Ce clivage existait déjà auparavant, mais était en réalité moins prégnant. Le refus de la monnaie unique par la Suède en 2003 ou du projet de Constitution européenne par les Pays-Bas en 2005 illustrait déjà une vision différente de la construction européenne. Ce qui témoignait ainsi pour ces pays d’un attachement important à la souveraineté ainsi que du refus de prendre part de manière intégrale à un projet politique supranational.
B/ Tandis que la crise migratoire a révélé la persistance de ces deux logiques
Les vagues de migrants que connaît le continent européen dès 2014 mettent en évidence un clivage entre l’Est et l’Ouest sur la question de la solidarité (les pays de l’Est, fraîchement souverains, sont eux plus réticents à l’idée d’accueillir des réfugiés).
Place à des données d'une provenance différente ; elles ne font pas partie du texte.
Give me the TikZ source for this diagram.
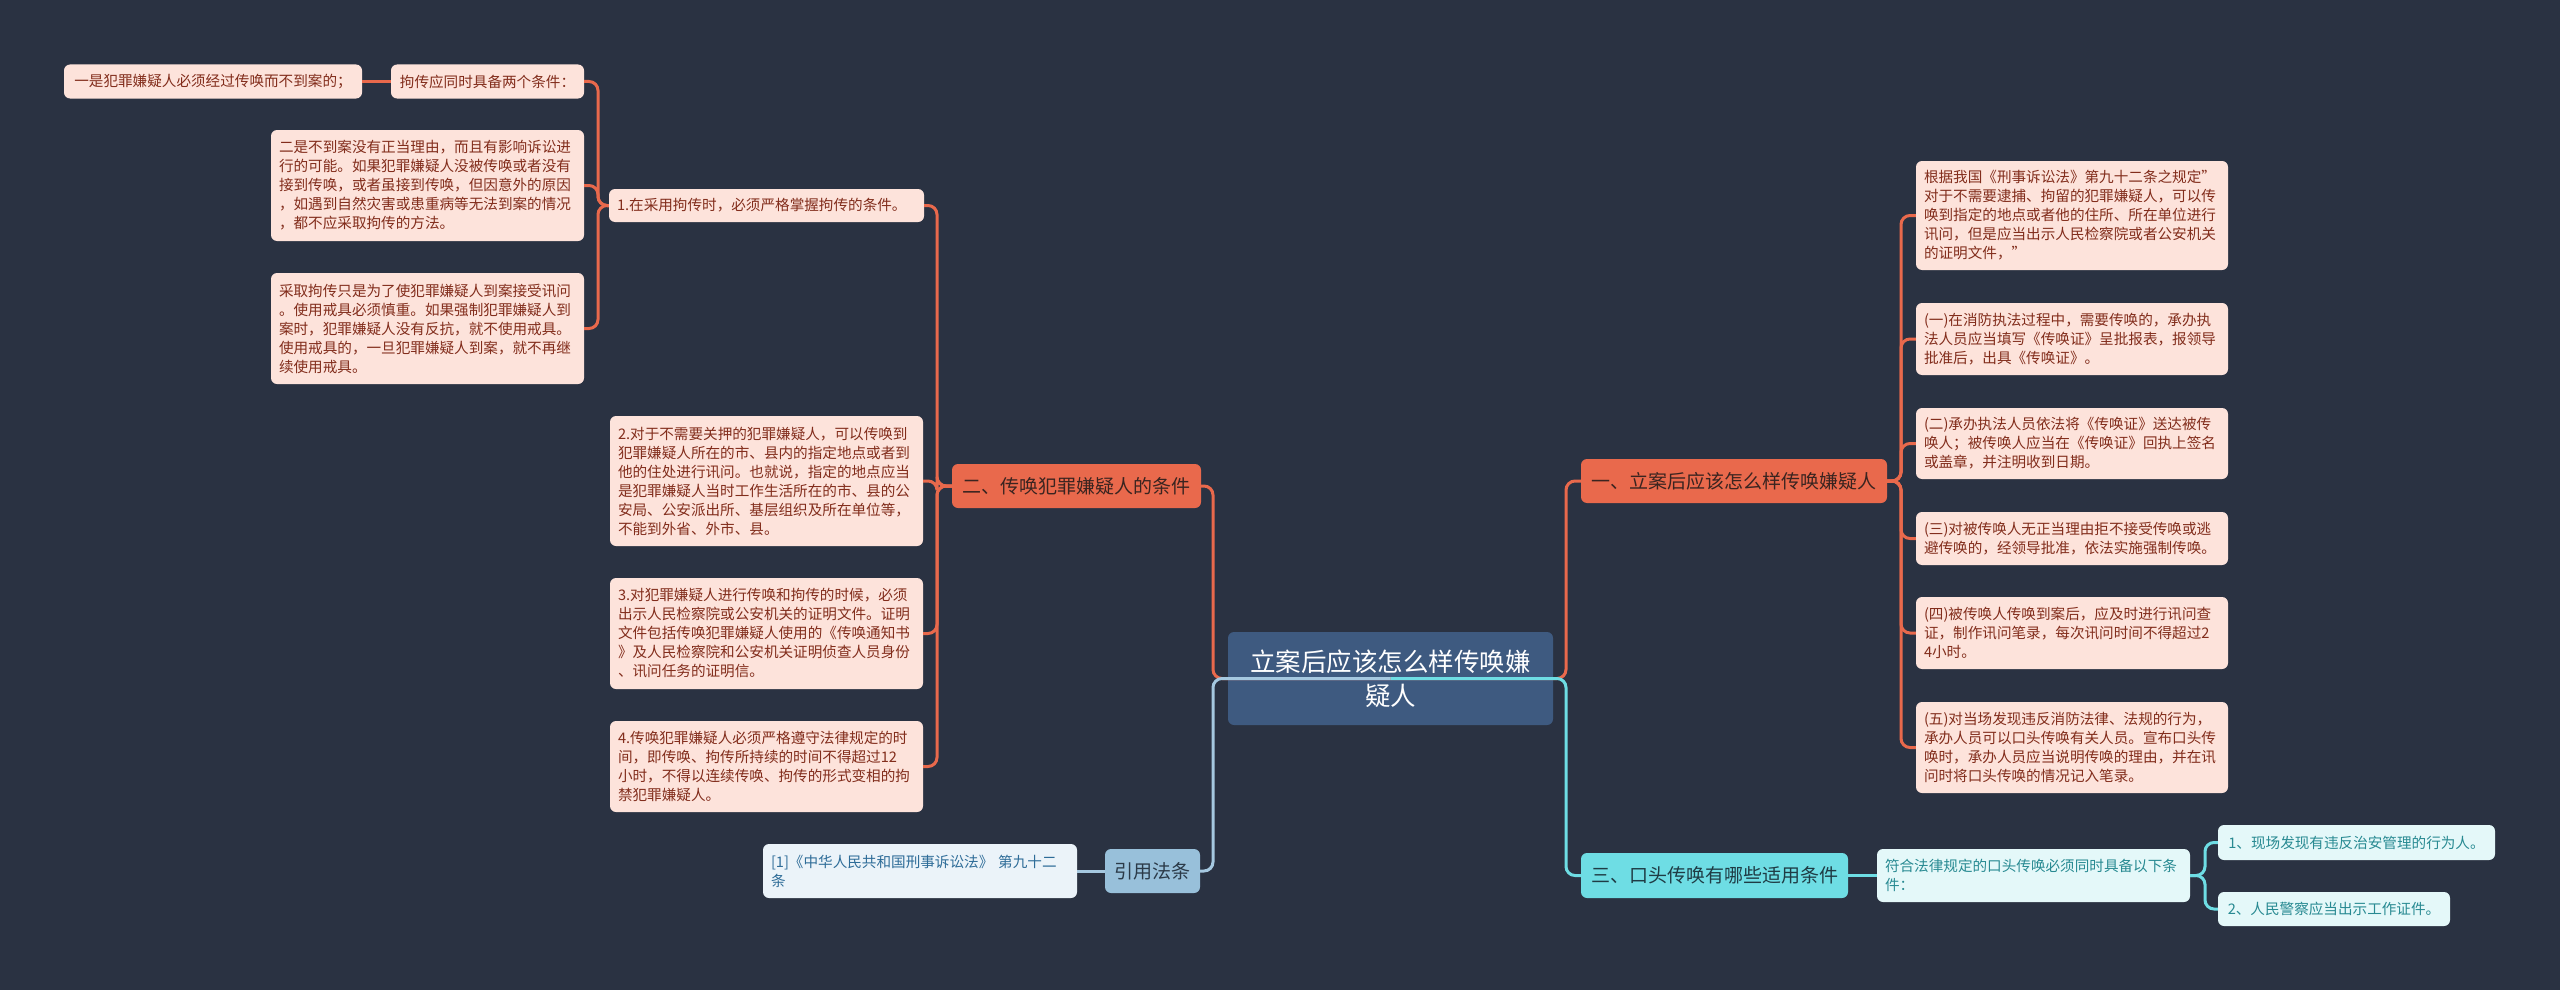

Mais également entre le Sud et le Nord de l’Europe, entre les pays riverains de la Méditerranée par où affluent les migrants, et les pays du Nord qui craignent d’être la destination des migrants.
Cette dichotomie entre l’Est et l’Ouest de l’Europe s’explique en partie par le poids des représentations. La crainte de l’islam dans les pays de l’Est tels que ceux du groupe de Visegrad peut s’expliquer par la domination de l’Empire ottoman sur ces territoires à un moment donné de leur histoire.
C/ Ces fragmentations du territoire européen sont d’autant plus fortes qu’elles sont alimentées par des acteurs endogènes et exogènes
La Russie apparaît comme le seul acteur endogène qui profite des fragmentations à l’œuvre sur le Vieux Continent. Vladimir Poutine considère « la chute de l’URSS comme la plus grande catastrophe géopolitique du XXe siècle » et n’hésite pas à convoquer l’histoire pour rappeler les liens historiques entre la Russie et la majeure partie des pays de l’Est de l’Europe.
Ainsi, il justifie l’agression perpétrée contre l’Ukraine par des liens historiques entre Russes et Ukrainiens. Si la Serbie est également proche de la Russie, c’est en raison des racines slaves que partagent les deux pays. À tel point que la Serbie a signé en 2019 un accord de coopération avec l’Union économique eurasiatique, rendant dès lors caduque toute perspective d’adhésion à l’Union européenne.
Également, alors même que les États-Unis sont alliés de l’Europe, Zbigniew Brzezinski révèle dans son ouvrage Le Grand échiquier (1997) que les États-Unis ont tout intérêt à ce que l’Europe soit divisée, car cela favorise la vassalisation du continent à l’égard des États-Unis et la domination de ces derniers sur le monde. C’est suivant ce précepte que les Américains ont toujours soutenu, et continuent de soutenir, l’adhésion de la Turquie à l’Union européenne. Favorisant ainsi l’élargissement au détriment de l’intégration, qui aurait rendu l’Union européenne plus forte.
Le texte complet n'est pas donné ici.